Si Flora mettait des mots sur son sentiment envers sa cousine, les mots eux-mêmes tantôt sentiraient le bon pain chaud et réconfortant de tante Blanche, tantôt goûteraient l’amère huile de foie de morue qu’elle est forcée d’avaler tous les jours, vu sa maigreur. Mais Flora manque de mots, et ses tortillements d’anguille sous les fortes caresses de Jeanne expriment ce manque. (p.122)
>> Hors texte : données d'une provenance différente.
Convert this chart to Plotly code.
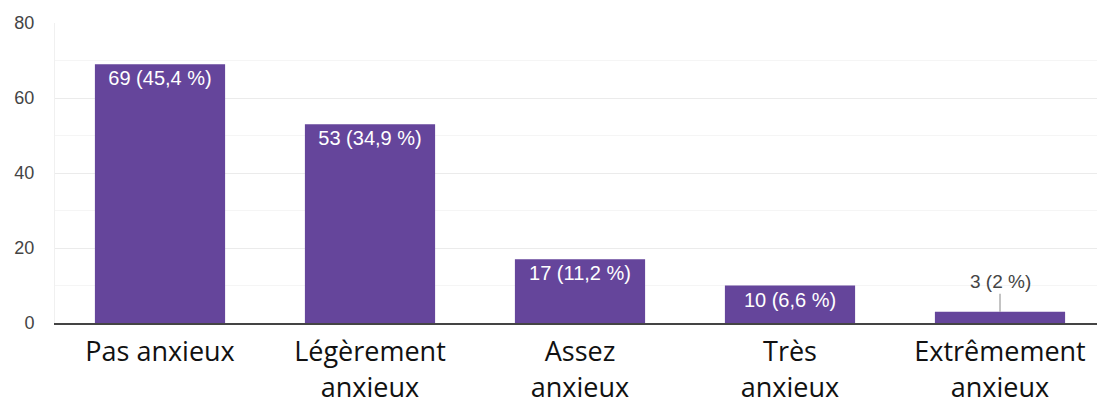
import plotly.graph_objects as go

categories = ["Pas anxieux", "Légèrement<br>anxieux", "Assez<br>anxieux", "Très<br>anxieux", "Extrêmement<br>anxieux"]
counts = [69, 53, 17, 10, 3]
labels = ["69 (45,4 %)", "53 (34,9 %)", "17 (11,2 %)", "10 (6,6 %)", "3 (2 %)"]
inside = [True, True, True, True, False]

bar_text = [l if i else "" for l, i in zip(labels, inside)]

fig = go.Figure()
fig.add_trace(go.Bar(
    x=categories, y=counts, text=bar_text, textposition="inside",
    insidetextanchor="end", textangle=0,
    textfont=dict(family="Liberation Sans, Arial", size=20, color="white"),
    marker=dict(color="#65459b", line=dict(width=0)),
    width=0.62, hoverinfo="skip",
))

for c, v, l, i in zip(categories, counts, labels, inside):
    if not i:
        fig.add_annotation(x=c, y=v, text=l, showarrow=True, arrowhead=0,
                           arrowwidth=1, arrowcolor="#888888", ax=0, ay=-18,
                           yanchor="bottom",
                           font=dict(family="Liberation Sans, Arial", size=19, color="#444444"))

# the page has an 8px body margin, so compensate
fig.update_layout(
    width=1097, height=395,
    margin=dict(l=47, r=0, t=15, b=80),
    paper_bgcolor="white", plot_bgcolor="white",
    showlegend=False,
)
fig.update_yaxes(range=[0, 80], dtick=20, showgrid=True, gridcolor="#ebebeb",
                 minor=dict(dtick=10, showgrid=True, gridcolor="#f5f5f5"),
                 tickfont=dict(family="Liberation Sans, Arial", size=18, color="#444444"),
                 zeroline=False, showline=True, linecolor="#f0f0f0", ticks="",
                 ticklabelstandoff=16, automargin=False)
fig.update_xaxes(showline=True, linecolor="#444444", linewidth=2,
                 tickfont=dict(family="Open Sans, Lato", size=27, color="#111111"),
                 ticks="", range=[-0.5, 4.5], ticklabelstandoff=4, automargin=False)

fig.write_html("out.html")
Et puis j’ai parcouru les deux gros volumes de cette fresque sans reprendre mon souffle. Même quand on perd le personnage auquel on s’est attaché pendant une centaine de pages pour en suivre un autre, même quand on oublie Flora pour basculer dans le quotidien des religieuses, les questionnements de sœur Irène sur sa vocation, des conflits qui ne manquent jamais de surgir dans une classe. Ça devient une aventure palpitante. On aime croire que Julien va surgir un matin sur sa moto pour emporter la petite fille sur les routes du Saguenay jusque dans le lointain pays de Charlevoix. On rêve avec Flora de s’inventer un autre monde plein de musique et de chants, de lanceurs de couteaux et de jongleurs.

LE QUOTIDIEN

Marjolaine Bouchard a l’art de faire vibrer le quotidien, d’incarner une époque révolue. Bien sûr, j’ai connu ce genre d’éducation chez les frères Maristes. Ils m’ont permis de découvrir les mystères de la science, les beautés de la littérature et de la musique. Je me souviens du frère Lambert qui a eu la bonne idée de nous faire écouter de la musique classique. Ce fut une véritable révélation. Si tous les étudiants se faisaient un devoir de détester cette musique, j’ai aimé cela. Le frère Lambert a ouvert une fenêtre et après, j’ai pu apprivoiser les œuvres des grands compositeurs. Il y avait  le théâtre aussi, les petits rôles que nous nous partagions entre amis. Et aussi la poésie que l’on découvrait à petites gorgées. Cela m’a mené tout naturellement vers l’écriture. Ce sont les frères Maristes de Saint-Félicien qui ont éveillé le lecteur boulimique que je suis devenu et l’écrivain qui tente toujours d’aller plus loin dans son exploration.
Bien sûr, j’ai pensé souvent à La passion d’Augustine de Léa Pool en suivant Marjolaine Bouchard. On peut faire des liens. Nous sommes un peu dans les mêmes lieux, mais l’écrivaine y apporte sa touche, sa manière de voir. Elle a surtout un extraordinaire sens de l’observation pour décrire les gestes du quotidien. Une précision chirurgicale.
J’ai lu d’un seul élan les quelques 600 pages de cette aventure et me suis répété que j’aurais dû attendre pour bondir tout de suite dans le troisième volet, la suite et dernière étape des aventures de Flora et d’Irène dans un Québec révolu, une époque qui avait ses grandeurs et dont, malheureusement, on a retenu que les aspects les plus scabreux. Malgré des cas malheureux, des dizaines de garçons et de filles ont découvert un autre monde dans ces salles de classe un peu étouffantes.
Marjolaine Bouchard réussit à rendre palpitante une époque, des principes d’éducation qui feraient hurler tous les jeunes de maintenant. Surtout, il ne faut pas résister comme je l’ai fait. Le pouvoir de raconter des histoires, Marjolaine Bouchard le partage avec sa petite Flora. Elle aime s’inventer des aventures pour en faire de gros romans, pour transformer la vie peut-être et la rendre plus douce.


LES PORTES DU COUVENT (TÊTE BRÛLÉE et AMOURS EMPAILLÉES) de MARJOLAINE BOUCHARD est paru chez LES ÉDITEURS RÉUNIS.